President Bush greets members of the U.S. military Tuesday after speaking to officers in Washington.
Mark Wilson, Getty Images
WASHINGTON Quoting repeatedly from Osama bin Laden, President Bush said Tuesday that pulling U.S. troops out of Iraq would fulfill the terrorist leader's wishes and propel him into a more powerful global threat in the mold of Adolf Hitler.
With two months until an Election Day that hinges largely on national security, Bush laid out bin Laden's vision in detail, including new revelations from previously unreported documents.

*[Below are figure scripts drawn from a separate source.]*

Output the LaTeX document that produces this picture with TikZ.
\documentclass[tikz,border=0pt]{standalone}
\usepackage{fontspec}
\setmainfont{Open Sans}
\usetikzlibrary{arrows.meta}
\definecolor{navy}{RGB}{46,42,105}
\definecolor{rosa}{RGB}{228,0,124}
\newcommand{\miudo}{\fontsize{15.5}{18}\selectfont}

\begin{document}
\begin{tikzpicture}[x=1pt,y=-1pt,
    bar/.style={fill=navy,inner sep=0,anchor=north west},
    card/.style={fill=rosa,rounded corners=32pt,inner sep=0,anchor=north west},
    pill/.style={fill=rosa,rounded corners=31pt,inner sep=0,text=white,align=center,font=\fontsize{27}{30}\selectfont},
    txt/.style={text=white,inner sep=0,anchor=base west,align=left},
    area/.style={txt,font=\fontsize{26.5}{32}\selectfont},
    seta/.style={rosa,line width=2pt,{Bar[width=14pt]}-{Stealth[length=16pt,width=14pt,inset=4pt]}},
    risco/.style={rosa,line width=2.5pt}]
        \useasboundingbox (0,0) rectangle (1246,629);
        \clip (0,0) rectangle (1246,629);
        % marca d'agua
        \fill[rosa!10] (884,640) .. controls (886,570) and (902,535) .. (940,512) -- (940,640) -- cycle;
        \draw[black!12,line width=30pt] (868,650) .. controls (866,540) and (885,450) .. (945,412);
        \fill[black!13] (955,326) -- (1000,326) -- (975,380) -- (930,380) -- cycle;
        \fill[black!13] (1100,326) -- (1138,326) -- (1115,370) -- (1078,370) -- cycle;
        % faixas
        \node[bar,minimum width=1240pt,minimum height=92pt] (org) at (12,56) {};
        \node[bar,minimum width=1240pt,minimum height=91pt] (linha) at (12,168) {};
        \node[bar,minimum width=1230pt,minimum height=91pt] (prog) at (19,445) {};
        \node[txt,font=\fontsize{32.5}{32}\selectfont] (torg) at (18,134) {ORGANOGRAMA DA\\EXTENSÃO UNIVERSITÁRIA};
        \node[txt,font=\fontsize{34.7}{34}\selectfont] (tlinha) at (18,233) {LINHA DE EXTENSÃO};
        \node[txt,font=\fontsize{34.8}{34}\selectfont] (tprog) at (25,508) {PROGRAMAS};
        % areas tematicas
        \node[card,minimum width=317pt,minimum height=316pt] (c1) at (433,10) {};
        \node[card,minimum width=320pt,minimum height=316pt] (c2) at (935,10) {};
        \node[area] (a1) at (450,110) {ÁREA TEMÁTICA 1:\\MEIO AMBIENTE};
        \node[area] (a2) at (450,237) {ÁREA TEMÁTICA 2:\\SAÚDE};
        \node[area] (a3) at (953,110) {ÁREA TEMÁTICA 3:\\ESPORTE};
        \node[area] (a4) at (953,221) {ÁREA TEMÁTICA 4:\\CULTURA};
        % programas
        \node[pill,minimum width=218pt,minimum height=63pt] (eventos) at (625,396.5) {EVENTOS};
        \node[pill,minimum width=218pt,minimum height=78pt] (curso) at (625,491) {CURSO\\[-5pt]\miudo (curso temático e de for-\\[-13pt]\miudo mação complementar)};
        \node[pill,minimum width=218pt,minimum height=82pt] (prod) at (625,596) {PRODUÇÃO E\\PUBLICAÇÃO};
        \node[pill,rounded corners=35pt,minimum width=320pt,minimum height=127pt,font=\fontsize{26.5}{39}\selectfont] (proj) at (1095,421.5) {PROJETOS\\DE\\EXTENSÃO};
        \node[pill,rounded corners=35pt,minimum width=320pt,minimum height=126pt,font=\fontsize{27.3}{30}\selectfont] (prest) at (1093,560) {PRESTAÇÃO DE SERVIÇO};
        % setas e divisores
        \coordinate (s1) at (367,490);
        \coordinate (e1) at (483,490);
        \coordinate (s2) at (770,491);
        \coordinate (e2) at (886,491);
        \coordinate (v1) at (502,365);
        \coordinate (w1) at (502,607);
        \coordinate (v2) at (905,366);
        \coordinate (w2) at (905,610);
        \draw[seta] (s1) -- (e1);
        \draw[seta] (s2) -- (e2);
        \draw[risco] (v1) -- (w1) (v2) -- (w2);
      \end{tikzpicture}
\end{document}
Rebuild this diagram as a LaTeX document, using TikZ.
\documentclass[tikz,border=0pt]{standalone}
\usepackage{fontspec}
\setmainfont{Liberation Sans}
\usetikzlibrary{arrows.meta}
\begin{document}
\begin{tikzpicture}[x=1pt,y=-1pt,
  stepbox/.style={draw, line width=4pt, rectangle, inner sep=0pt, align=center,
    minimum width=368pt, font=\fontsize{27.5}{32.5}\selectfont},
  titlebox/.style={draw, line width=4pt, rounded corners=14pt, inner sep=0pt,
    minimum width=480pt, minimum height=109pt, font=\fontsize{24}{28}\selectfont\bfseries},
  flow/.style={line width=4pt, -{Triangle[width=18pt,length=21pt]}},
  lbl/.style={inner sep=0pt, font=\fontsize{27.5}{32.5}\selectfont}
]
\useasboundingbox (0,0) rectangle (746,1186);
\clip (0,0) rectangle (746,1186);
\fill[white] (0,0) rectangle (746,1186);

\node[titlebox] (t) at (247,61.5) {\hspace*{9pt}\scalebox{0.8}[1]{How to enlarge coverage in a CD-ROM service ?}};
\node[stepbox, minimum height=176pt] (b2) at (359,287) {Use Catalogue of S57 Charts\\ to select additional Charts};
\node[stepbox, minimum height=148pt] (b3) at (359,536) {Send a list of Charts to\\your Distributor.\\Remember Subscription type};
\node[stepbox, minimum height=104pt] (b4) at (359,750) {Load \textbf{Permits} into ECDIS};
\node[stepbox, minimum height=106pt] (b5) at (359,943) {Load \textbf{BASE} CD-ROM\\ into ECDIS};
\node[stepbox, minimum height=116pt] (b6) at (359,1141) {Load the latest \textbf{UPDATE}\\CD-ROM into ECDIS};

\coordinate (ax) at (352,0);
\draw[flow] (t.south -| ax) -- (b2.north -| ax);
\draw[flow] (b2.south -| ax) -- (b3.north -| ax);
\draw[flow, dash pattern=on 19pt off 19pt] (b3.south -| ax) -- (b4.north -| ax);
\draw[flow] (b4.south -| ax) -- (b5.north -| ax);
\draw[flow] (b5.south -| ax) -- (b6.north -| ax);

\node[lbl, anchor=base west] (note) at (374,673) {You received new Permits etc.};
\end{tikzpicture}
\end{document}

Voters were never more united behind the president than in the aftermath of the Sept. 11 attacks, and his speech was designed to convince Americans that the threat has not faded five years later.
Democrats have been increasing their criticism of the president's policies in Iraq as the congressional elections approach, with the latest salvo coming in a letter Monday that suggested he fire Defense Secretary Donald H. Rumsfeld.
The White House rejected the idea, both in a written response from chief of staff Joshua Bolten and in a lengthy verbal rebuttal from spokesman Tony Snow.
"It's not going to happen," Snow said. "Creating Don Rumsfeld as a bogeyman may make for good politics but would make for very lousy strategy at this time."
To make the administration's strategy more clear, the White House on Tuesday published a 23-page booklet called "National Strategy for Combating Terrorism," which Bush described as an unclassified version of the strategy he's been pursuing since Sept. 11, 2001. The booklet's conclusion: "Since the Sept. 11 attacks, America is safer, but we are not yet safe."
Democrats dismissed Bush's actions as a public relations strategy that avoided real solutions.
"A new glossy strategy paper doesn't take the place of real change that will make our country safer," said Sen. Russ Feingold, D-Wis.
"If President Bush had unleashed the American military to do the job at Tora Bora four years ago and killed Osama bin Laden, he wouldn't have to quote this barbarian's words today," said Sen. John Kerry, D-Mass. "Because President Bush lost focus on the killers who attacked us and instead launched a disastrous war in Iraq, today Osama bin Laden and his henchmen still find sanctuary in the no man's land between Afghanistan and Pakistan, where they still plot attacks against America."
Bush's speech was the second in a series linked to next week's anniversary of the Sept. 11 attacks. It was delivered to the Military Officers Association of America in a hotel ballroom filled with U.S. troops, including several injured in the war, and with diplomatic representatives of foreign countries that have suffered terrorist attacks.